Frogs: Cute, Despondent

Better than anything Jeff Koons ever dreamed up, the yellow Golden Mantella Frog is one of the preposterously hued amphibians on display in Frogs: A Chorus of Colors at Fernbank Museum of Natural History.

The size of a cough drop, the GMF is so adorable, you may be compelled by the paradoxical formula of cuteness, to cuddle and smash it all at once. For those who are drawn more to the dark side, there is the interactive "Froguts" video. Frog enthusiasts can demonstrate their affection for the beasts by virtually dissecting them in a fitting demonstration of our ambivalent relationship to nature.

The virtual dissection was a bold feature on Fernbank's part; like making the climax of a petting zoo a kill-your-own-goat event.

But Frogs had fewer eviscerators than glass-fogging frog lovers touring the exhibition during a recent visit. They peered into the glass terrariums containing tabletop biospheres to get a glimpse at frogs with skin as glossy as a matchbox car or the Chinese Gliding Frog with the teal coat of a '60s dinette set. One boy dressed in the 8-year-old's version of a three-piece suit - starched pants and crisp shirt - pontificated on the lethality of the Poison Dark Frog for all who would listen.

Parents flaunted their literacy as they read their children wall text detailing various frog "fun" facts. For instance, frogs are beneficial to humans because when we pollute their environment with our chemicals and toxic waste, they help us detect the presence of poisons by dying. Sweet. Just as they fall obligingly under our dissecting knives so that we might understand biology.

The frogs range from delicate, refined Natalie Portman-types to an African Bull Frog with the suicidal. glum expression of a post-Watergate Nixon, his buttery haunches spread around him like a hoop skirt. "Nixon" remained despondent despite his paradisiacal environment with its eternal rippling water element.

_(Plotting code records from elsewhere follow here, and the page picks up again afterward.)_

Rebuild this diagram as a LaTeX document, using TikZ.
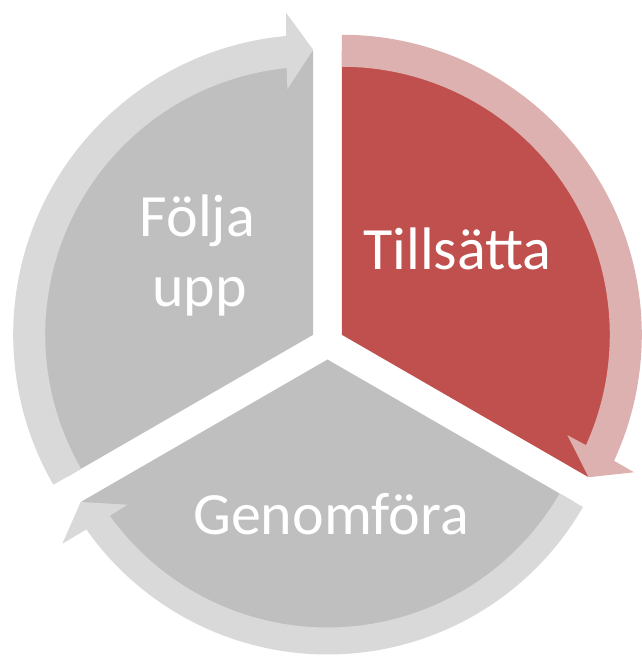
\documentclass[tikz,border=0pt]{standalone}
\usepackage{fontspec}
\setmainfont{Carlito}
\usetikzlibrary{calc}
\definecolor{secred}{HTML}{C0504D}
\definecolor{bandred}{HTML}{DDB1B0}
\definecolor{secgray}{HTML}{BFBFBF}
\definecolor{bandgray}{HTML}{D9D9D9}
% #1 apex, #2 start angle, #3 tip angle, #4 outer radius, #5 sector colour, #6 band colour
\newcommand\cycseg[6]{%
  \fill[#5] (#1) -- ($(#1)+(#2:284)$) arc[start angle=#2, end angle=#3, radius=284] -- cycle;
  \fill[#6] ($(#1)+(#2:#4)$) arc[start angle=#2, end angle=#3+5.16, radius=#4]
    -- ($(#1)+(#3+4.8:323)$) -- ($(#1)+(#3:285)$) -- ($(#1)+(#3+6:247)$)
    -- ($(#1)+(#3+5.67:268)$) arc[start angle=#3+5.67, end angle=#2, radius=268] -- cycle;
}
\tikzset{lbl/.style={text=white, inner sep=0pt, font=\fontsize{60}{72}\selectfont}}
\begin{document}
\begin{tikzpicture}[x=1pt,y=1pt]
\useasboundingbox (0,0) rectangle (641,657);
\coordinate (pr) at (341.8,322.25);
\coordinate (pf) at (313.2,322.25);
\coordinate (pg) at (327.5,297.5);
\cycseg{pr}{90}{-30}{300}{secred}{bandred}
\cycseg{pg}{330}{210}{295}{secgray}{bandgray}
\cycseg{pf}{210}{90}{300}{secgray}{bandgray}
\node[lbl, anchor=base] (till) at (457.5,387) {Tillsätta};
\node[lbl, anchor=base] (genom) at (331,122) {Genomföra};
\node[lbl, anchor=base] (folja) at (197.5,420) {Följa};
\node[lbl, anchor=base] (upp) at (199.5,350) {upp};
\end{tikzpicture}
\end{document}
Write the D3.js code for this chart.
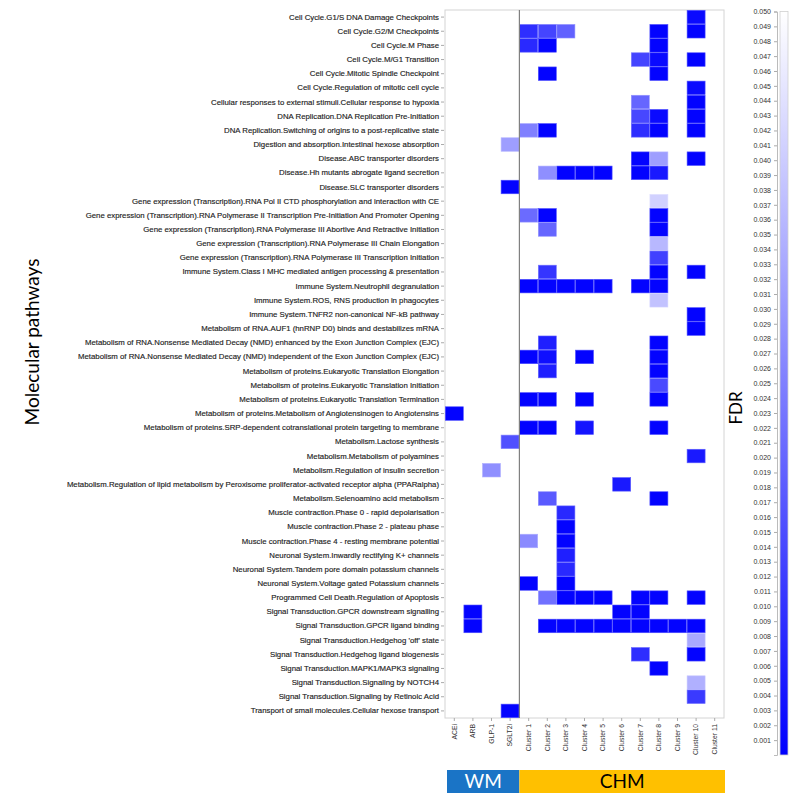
<!DOCTYPE html>
<html><head><meta charset="utf-8">
<script src="https://cdn.jsdelivr.net/npm/d3@7"></script>
<style>body{margin:0;background:#fff}svg{display:block}</style>
</head><body>
<svg id="chart" width="800" height="800"></svg>
<script>
const pathways = [
"Cell Cycle.G1/S DNA Damage Checkpoints",
"Cell Cycle.G2/M Checkpoints",
"Cell Cycle.M Phase",
"Cell Cycle.M/G1 Transition",
"Cell Cycle.Mitotic Spindle Checkpoint",
"Cell Cycle.Regulation of mitotic cell cycle",
"Cellular responses to external stimuli.Cellular response to hypoxia",
"DNA Replication.DNA Replication Pre-Initiation",
"DNA Replication.Switching of origins to a post-replicative state",
"Digestion and absorption.Intestinal hexose absorption",
"Disease.ABC transporter disorders",
"Disease.Hh mutants abrogate ligand secretion",
"Disease.SLC transporter disorders",
"Gene expression (Transcription).RNA Pol II CTD phosphorylation and interaction with CE",
"Gene expression (Transcription).RNA Polymerase II Transcription Pre-Initiation And Promoter Opening",
"Gene expression (Transcription).RNA Polymerase III Abortive And Retractive Initiation",
"Gene expression (Transcription).RNA Polymerase III Chain Elongation",
"Gene expression (Transcription).RNA Polymerase III Transcription Initiation",
"Immune System.Class I MHC mediated antigen processing & presentation",
"Immune System.Neutrophil degranulation",
"Immune System.ROS, RNS production in phagocytes",
"Immune System.TNFR2 non-canonical NF-kB pathway",
"Metabolism of RNA.AUF1 (hnRNP D0) binds and destabilizes mRNA",
"Metabolism of RNA.Nonsense Mediated Decay (NMD) enhanced by the Exon Junction Complex (EJC)",
"Metabolism of RNA.Nonsense Mediated Decay (NMD) independent of the Exon Junction Complex (EJC)",
"Metabolism of proteins.Eukaryotic Translation Elongation",
"Metabolism of proteins.Eukaryotic Translation Initiation",
"Metabolism of proteins.Eukaryotic Translation Termination",
"Metabolism of proteins.Metabolism of Angiotensinogen to Angiotensins",
"Metabolism of proteins.SRP-dependent cotranslational protein targeting to membrane",
"Metabolism.Lactose synthesis",
"Metabolism.Metabolism of polyamines",
"Metabolism.Regulation of insulin secretion",
"Metabolism.Regulation of lipid metabolism by Peroxisome proliferator-activated receptor alpha (PPARalpha)",
"Metabolism.Selenoamino acid metabolism",
"Muscle contraction.Phase 0 - rapid depolarisation",
"Muscle contraction.Phase 2 - plateau phase",
"Muscle contraction.Phase 4 - resting membrane potential",
"Neuronal System.Inwardly rectifying K+ channels",
"Neuronal System.Tandem pore domain potassium channels",
"Neuronal System.Voltage gated Potassium channels",
"Programmed Cell Death.Regulation of Apoptosis",
"Signal Transduction.GPCR downstream signalling",
"Signal Transduction.GPCR ligand binding",
"Signal Transduction.Hedgehog 'off' state",
"Signal Transduction.Hedgehog ligand biogenesis",
"Signal Transduction.MAPK1/MAPK3 signaling",
"Signal Transduction.Signaling by NOTCH4",
"Signal Transduction.Signaling by Retinoic Acid",
"Transport of small molecules.Cellular hexose transport"
];

const treatments = ["ACEi","ARB","GLP-1","SGLT2i","Cluster 1","Cluster 2","Cluster 3","Cluster 4","Cluster 5","Cluster 6","Cluster 7","Cluster 8","Cluster 9","Cluster 10","Cluster 11"];

const groupNames = ["WM","CHM"];
const groupSizes = [4, 11];

const fdrTicks = d3.range(1, 51).map(i => i / 1000);

// significant FDR values, one list per pathway (same order as pathways): [treatment, FDR]
const fdrValues = [
 [["Cluster 10",0.002]],
 [["Cluster 1",0.009],["Cluster 2",0.0135],["Cluster 3",0.019],["Cluster 8",0.0005],["Cluster 10",0.0005]],
 [["Cluster 1",0.008],["Cluster 2",0.0005],["Cluster 8",0.0005]],
 [["Cluster 7",0.0135],["Cluster 8",0.002],["Cluster 10",0.0005]],
 [["Cluster 2",0.0005],["Cluster 8",0.0005]],
 [["Cluster 10",0.002]],
 [["Cluster 7",0.02],["Cluster 10",0.0005]],
 [["Cluster 7",0.014],["Cluster 8",0.002],["Cluster 10",0.0005]],
 [["Cluster 1",0.025],["Cluster 2",0.0005],["Cluster 7",0.009],["Cluster 8",0.0005],["Cluster 10",0.0005]],
 [["SGLT2i",0.031]],
 [["Cluster 7",0.0005],["Cluster 8",0.031],["Cluster 10",0.0005]],
 [["Cluster 2",0.028],["Cluster 3",0.0005],["Cluster 4",0.0005],["Cluster 5",0.0005],["Cluster 7",0.0005],["Cluster 8",0.005]],
 [["SGLT2i",0.0005]],
 [["Cluster 8",0.041]],
 [["Cluster 1",0.021],["Cluster 2",0.0005],["Cluster 8",0.0005]],
 [["Cluster 2",0.02],["Cluster 8",0.0005]],
 [["Cluster 8",0.036]],
 [["Cluster 8",0.0125]],
 [["Cluster 2",0.0104],["Cluster 8",0.0005],["Cluster 10",0.0005]],
 [["Cluster 1",0.0005],["Cluster 2",0.0005],["Cluster 3",0.0005],["Cluster 4",0.0005],["Cluster 5",0.0005],["Cluster 7",0.0005],["Cluster 8",0.0005]],
 [["Cluster 8",0.038]],
 [["Cluster 10",0.0005]],
 [["Cluster 10",0.0005]],
 [["Cluster 2",0.006],["Cluster 8",0.0005]],
 [["Cluster 1",0.0005],["Cluster 2",0.003],["Cluster 4",0.0005],["Cluster 8",0.0005]],
 [["Cluster 2",0.006],["Cluster 8",0.0005]],
 [["Cluster 8",0.0145]],
 [["Cluster 1",0.0005],["Cluster 2",0.0005],["Cluster 4",0.0005],["Cluster 8",0.0005]],
 [["ACEi",0.0005]],
 [["Cluster 1",0.0005],["Cluster 2",0.0005],["Cluster 4",0.004],["Cluster 8",0.0005]],
 [["SGLT2i",0.0157]],
 [["Cluster 10",0.005]],
 [["GLP-1",0.028]],
 [["Cluster 6",0.005]],
 [["Cluster 2",0.0176],["Cluster 8",0.0005]],
 [["Cluster 3",0.008]],
 [["Cluster 3",0.0005]],
 [["Cluster 1",0.027],["Cluster 3",0.0005]],
 [["Cluster 3",0.006]],
 [["Cluster 3",0.008]],
 [["Cluster 1",0.0005],["Cluster 3",0.0005]],
 [["Cluster 2",0.022],["Cluster 3",0.0005],["Cluster 4",0.0005],["Cluster 5",0.0005],["Cluster 7",0.0005],["Cluster 8",0.0005],["Cluster 10",0.0005]],
 [["ARB",0.0005],["Cluster 6",0.0005],["Cluster 7",0.0005]],
 [["ARB",0.0005],["Cluster 2",0.0005],["Cluster 3",0.0005],["Cluster 4",0.0005],["Cluster 5",0.0005],["Cluster 6",0.0005],["Cluster 7",0.0005],["Cluster 8",0.0005],["Cluster 9",0.0005],["Cluster 10",0.0005]],
 [["Cluster 10",0.033]],
 [["Cluster 7",0.009],["Cluster 10",0.0005]],
 [["Cluster 8",0.0005]],
 [["Cluster 10",0.0345]],
 [["Cluster 10",0.0114]],
 [["SGLT2i",0.0005]]
];

const cells = [];
fdrValues.forEach((row, i) => row.forEach(([t, v]) => cells.push({p: pathways[i], t, v})));

const svg = d3.select("#chart");
const x = d3.scaleBand().domain(treatments).range([445, 724]);
const y = d3.scaleBand().domain(pathways).range([10, 718]);
const color = d3.scaleLinear().domain([0, 0.05]).range(["#0000ff", "#ffffff"]);

// frame
svg.append("rect").attr("x", 445).attr("y", 10).attr("width", 279).attr("height", 708)
  .attr("fill", "#fff").attr("stroke", "#d4d4d4").attr("stroke-width", 1);

// cells
svg.append("g").selectAll("rect").data(cells).join("rect")
  .attr("x", d => x(d.t) + 0.3).attr("y", d => y(d.p) + 0.3)
  .attr("width", x.bandwidth() - 0.6).attr("height", y.bandwidth() - 0.6)
  .attr("fill", d => color(d.v))
  .attr("stroke", d => d3.interpolateRgb(color(d.v), "#ffffff")(0.3))
  .attr("stroke-width", 0.6);

// separator between groups
const sepX = x(treatments[groupSizes[0]]);
svg.append("line").attr("x1", sepX).attr("x2", sepX).attr("y1", 10).attr("y2", 718)
  .attr("stroke", "#808080").attr("stroke-width", 1.2);

// y axis
const yAxis = svg.append("g").attr("transform", "translate(444,0)")
  .call(d3.axisLeft(y).tickSize(3).tickPadding(2));
yAxis.select(".domain").remove();
yAxis.selectAll("line").attr("stroke", "#aaa");
yAxis.selectAll("text").attr("font-family", "Liberation Sans, Arial, sans-serif")
  .attr("font-size", 7.8).attr("fill", "#222")
  .attr("stroke", "#222").attr("stroke-width", 0.15);

// x axis
const xAxis = svg.append("g").attr("transform", "translate(0,718)")
  .call(d3.axisBottom(x).tickSize(3).tickPadding(2));
xAxis.select(".domain").remove();
xAxis.selectAll("line").attr("stroke", "#aaa");
xAxis.selectAll("text").attr("font-family", "Liberation Sans, Arial, sans-serif")
  .attr("font-size", 6.8).attr("fill", "#333")
  .attr("transform", "rotate(-90)").attr("text-anchor", "end")
  .attr("x", -6).attr("y", 0).attr("dy", "0.35em");

// y title
svg.append("text").attr("transform", "translate(39,342) rotate(-90)")
  .attr("text-anchor", "middle").attr("font-family", "Lato, Open Sans, sans-serif")
  .attr("font-size", 19).attr("fill", "#000").text("Molecular pathways");

// legend
const ly = d3.scaleLinear().domain([0, 0.05]).range([755, 11.5]);
const defs = svg.append("defs");
const grad = defs.append("linearGradient").attr("id", "fdrGrad")
  .attr("x1", 0).attr("y1", 1).attr("x2", 0).attr("y2", 0);
grad.selectAll("stop").data([0, 0.05]).join("stop")
  .attr("offset", d => d / 0.05).attr("stop-color", d => color(d));
svg.append("rect").attr("x", 780).attr("y", ly(0.05)).attr("width", 8)
  .attr("height", ly(0) - ly(0.05)).attr("fill", "url(#fdrGrad)")
  .attr("stroke", "#d0d0d0").attr("stroke-width", 0.8);
const lAxis = svg.append("g").attr("transform", "translate(777,0)")
  .call(d3.axisLeft(ly).tickValues(fdrTicks).tickFormat(d3.format(".3f")).tickSize(3).tickPadding(3));
lAxis.select(".domain").attr("stroke", "#bbb");
lAxis.selectAll("line").attr("stroke", "#aaa");
lAxis.selectAll("text").attr("font-family", "Liberation Sans, Arial, sans-serif")
  .attr("font-size", 7).attr("fill", "#333");

svg.append("text").attr("transform", "translate(742,408) rotate(-90)")
  .attr("text-anchor", "middle").attr("font-family", "Lato, Open Sans, sans-serif")
  .attr("font-size", 17).attr("fill", "#000").text("FDR");

// group bars
const groupColors = ["#1a74c6", "#ffc000"];
const groupTextColors = ["#ffffff", "#000000"];
let start = 0;
groupNames.forEach((g, i) => {
  const x0 = i === 0 ? 447 : x(treatments[start]);
  const x1 = i === groupNames.length - 1 ? 725 : x(treatments[start + groupSizes[i]]);
  svg.append("rect").attr("x", x0).attr("y", 770).attr("width", x1 - x0).attr("height", 23)
    .attr("fill", groupColors[i]);
  svg.append("text").attr("x", (x0 + x1) / 2).attr("y", 788)
    .attr("text-anchor", "middle").attr("font-family", "Lato, Open Sans, sans-serif")
    .attr("font-size", 19).attr("fill", groupTextColors[i]).text(g);
  start += groupSizes[i];
});
</script>
</body></html>
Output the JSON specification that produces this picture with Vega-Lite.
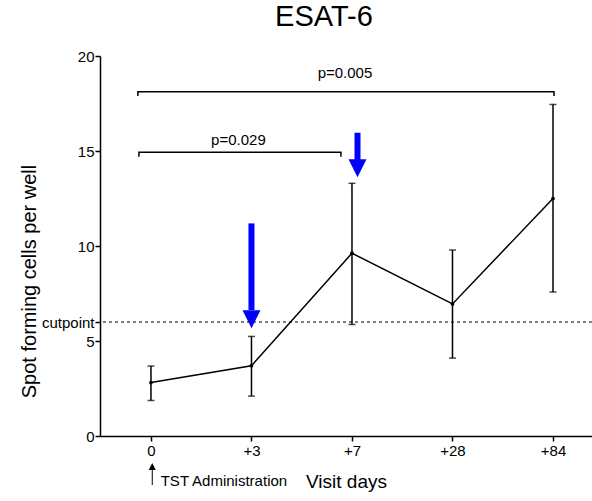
{
  "$schema": "https://vega.github.io/schema/vega-lite/v6.json",
  "width": 492,
  "height": 380,
  "autosize": "none",
  "padding": {"left": 100, "top": 56, "right": 0, "bottom": 65},
  "background": "white",
  "config": {
    "font": "Liberation Sans",
    "view": {"stroke": null},
    "axis": {"grid": false, "domainColor": "black", "domainWidth": 1.5, "tickColor": "black", "tickWidth": 1.5, "labelColor": "black", "titleColor": "black", "labelFontSize": 15, "labelOverlap": false, "titleFontWeight": "normal"}
  },
  "title": {"text": "ESAT-6", "fontSize": 29, "fontWeight": "normal", "anchor": "middle", "dx": -22, "offset": 17, "color": "black"},
  "datasets": {
    "visits": [
      {"day": "0", "idx": 0, "mean": 2.81, "lo": 1.87, "hi": 3.68},
      {"day": "+3", "idx": 1, "mean": 3.7, "lo": 2.1, "hi": 5.24},
      {"day": "+7", "idx": 2, "mean": 9.62, "lo": 5.87, "hi": 13.3},
      {"day": "+28", "idx": 3, "mean": 6.95, "lo": 4.1, "hi": 9.79},
      {"day": "+84", "idx": 4, "mean": 12.5, "lo": 7.58, "hi": 17.45}
    ],
    "cut": [{"name": "cutpoint", "value": 6}],
    "arrows": [
      {"idx": 1.0, "top": 11.19, "base": 6.63, "head": 6.14},
      {"idx": 2.055, "top": 15.96, "base": 14.53, "head": 14.09}
    ],
    "brackets": [
      {"b": "a", "ord": 1, "idx": -0.12, "y": 14.7},
      {"b": "a", "ord": 2, "idx": -0.12, "y": 14.93},
      {"b": "a", "ord": 3, "idx": 1.89, "y": 14.93},
      {"b": "a", "ord": 4, "idx": 1.89, "y": 14.7},
      {"b": "b", "ord": 1, "idx": -0.13, "y": 17.9},
      {"b": "b", "ord": 2, "idx": -0.13, "y": 18.12},
      {"b": "b", "ord": 3, "idx": 4.01, "y": 18.12},
      {"b": "b", "ord": 4, "idx": 4.01, "y": 17.9}
    ],
    "plabels": [
      {"label": "p=0.029", "idx": 0.87, "y": 15.3},
      {"label": "p=0.005", "idx": 1.93, "y": 18.84}
    ],
    "tst": [
      {"label": "TST Administration", "idx": 0.013, "text_idx": 0.097, "text_y": -2.63, "shaft_lo": -2.58, "shaft_hi": -1.75, "head": -1.61}
    ]
  },
  "layer": [
    {
      "data": {"name": "visits"},
      "mark": {"type": "line", "color": "black", "strokeWidth": 1.5},
      "encoding": {
        "x": {
          "field": "idx", "type": "quantitative",
          "scale": {"domain": [-0.507, 4.388], "nice": false, "zero": false},
          "axis": {"values": [0, 1, 2, 3, 4], "labelExpr": "['0','+3','+7','+28','+84'][datum.value]", "title": "Visit days", "tickSize": 5, "labelPadding": 2, "titleFontSize": 19, "titleBaseline": "alphabetic", "titleY": 51, "labelFlush": false}
        },
        "y": {
          "field": "mean", "type": "quantitative",
          "scale": {"domain": [0, 20], "nice": false},
          "axis": {"values": [0, 5, 6, 10, 15, 20], "labelExpr": "datum.value == 6 ? 'cutpoint' : datum.label", "title": "Spot forming cells per well", "tickSize": 5, "labelPadding": 1, "titleFontSize": 20, "titleX": -65, "titleY": 225, "titleAngle": -90, "titleBaseline": "alphabetic", "titleAlign": "center", "labelFlush": false}
        }
      }
    },
    {
      "data": {"name": "cut"},
      "mark": {"type": "rule", "color": "black", "strokeWidth": 1.2, "strokeDash": [3, 3]},
      "encoding": {"y": {"field": "value", "type": "quantitative", "title": "Spot forming cells per well"}}
    },
    {
      "data": {"name": "visits"},
      "mark": {"type": "rule", "color": "black", "strokeWidth": 1.5},
      "encoding": {
        "x": {"field": "idx", "type": "quantitative"},
        "y": {"field": "lo", "type": "quantitative", "title": "Spot forming cells per well"},
        "y2": {"field": "hi"}
      }
    },
    {
      "data": {"name": "visits"},
      "mark": {"type": "tick", "orient": "horizontal", "color": "black", "size": 7, "thickness": 1.5},
      "encoding": {
        "x": {"field": "idx", "type": "quantitative"},
        "y": {"field": "lo", "type": "quantitative", "title": "Spot forming cells per well"}
      }
    },
    {
      "data": {"name": "visits"},
      "mark": {"type": "tick", "orient": "horizontal", "color": "black", "size": 7, "thickness": 1.5},
      "encoding": {
        "x": {"field": "idx", "type": "quantitative"},
        "y": {"field": "hi", "type": "quantitative", "title": "Spot forming cells per well"}
      }
    },
    {
      "data": {"name": "visits"},
      "mark": {"type": "circle", "color": "black", "size": 14, "opacity": 1},
      "encoding": {
        "x": {"field": "idx", "type": "quantitative"},
        "y": {"field": "mean", "type": "quantitative", "title": "Spot forming cells per well"}
      }
    },
    {
      "data": {"name": "brackets"},
      "mark": {"type": "line", "color": "black", "strokeWidth": 1.5},
      "encoding": {
        "x": {"field": "idx", "type": "quantitative"},
        "y": {"field": "y", "type": "quantitative", "title": "Spot forming cells per well"},
        "detail": {"field": "b"},
        "order": {"field": "ord", "type": "quantitative"}
      }
    },
    {
      "data": {"name": "plabels"},
      "mark": {"type": "text", "color": "black", "fontSize": 15, "align": "center", "baseline": "alphabetic"},
      "encoding": {
        "x": {"field": "idx", "type": "quantitative"},
        "y": {"field": "y", "type": "quantitative", "title": "Spot forming cells per well"},
        "text": {"field": "label"}
      }
    },
    {
      "data": {"name": "arrows"},
      "mark": {"type": "rule", "color": "#0000ff", "strokeWidth": 6},
      "encoding": {
        "x": {"field": "idx", "type": "quantitative"},
        "y": {"field": "top", "type": "quantitative", "title": "Spot forming cells per well"},
        "y2": {"field": "base"}
      }
    },
    {
      "data": {"name": "arrows"},
      "mark": {"type": "point", "shape": "M-1,-1L1,-1L0,1Z", "filled": true, "color": "#0000ff", "size": 324, "opacity": 1, "strokeWidth": 0},
      "encoding": {
        "x": {"field": "idx", "type": "quantitative"},
        "y": {"field": "head", "type": "quantitative", "title": "Spot forming cells per well"}
      }
    },
    {
      "data": {"name": "tst"},
      "mark": {"type": "rule", "color": "black", "strokeWidth": 1},
      "encoding": {
        "x": {"field": "idx", "type": "quantitative"},
        "y": {"field": "shaft_lo", "type": "quantitative", "title": "Spot forming cells per well"},
        "y2": {"field": "shaft_hi"}
      }
    },
    {
      "data": {"name": "tst"},
      "mark": {"type": "point", "shape": "M0,-1L1,1L-1,1Z", "filled": true, "color": "black", "size": 49, "opacity": 1, "strokeWidth": 0},
      "encoding": {
        "x": {"field": "idx", "type": "quantitative"},
        "y": {"field": "head", "type": "quantitative", "title": "Spot forming cells per well"}
      }
    },
    {
      "data": {"name": "tst"},
      "mark": {"type": "text", "color": "black", "fontSize": 15, "align": "left", "baseline": "alphabetic"},
      "encoding": {
        "x": {"field": "text_idx", "type": "quantitative"},
        "y": {"field": "text_y", "type": "quantitative", "title": "Spot forming cells per well"},
        "text": {"field": "label"}
      }
    }
  ]
}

Frogs, another "fun" fact extolled, secrete toxins that may aid in treating human depression, which seemed of little consequence to this frog.

"He's fat, isn't he?" a woman told her family, rubbing it in.

As Kermit (the Frog) used to say, "It's not easy being green."


Frogs: A Chorus of Colors runs through May 1 at Fernbank Museum of Natural History, 767 Clifton Road. Mon.-Sat., 10 a.m.-5 p.m.; Sun., noon-5 p.m. (Extended Friday hours for Martinis & IMAX, 6-10 p.m.) $10-$12. 404-929-6400. www.fernbank.edu.??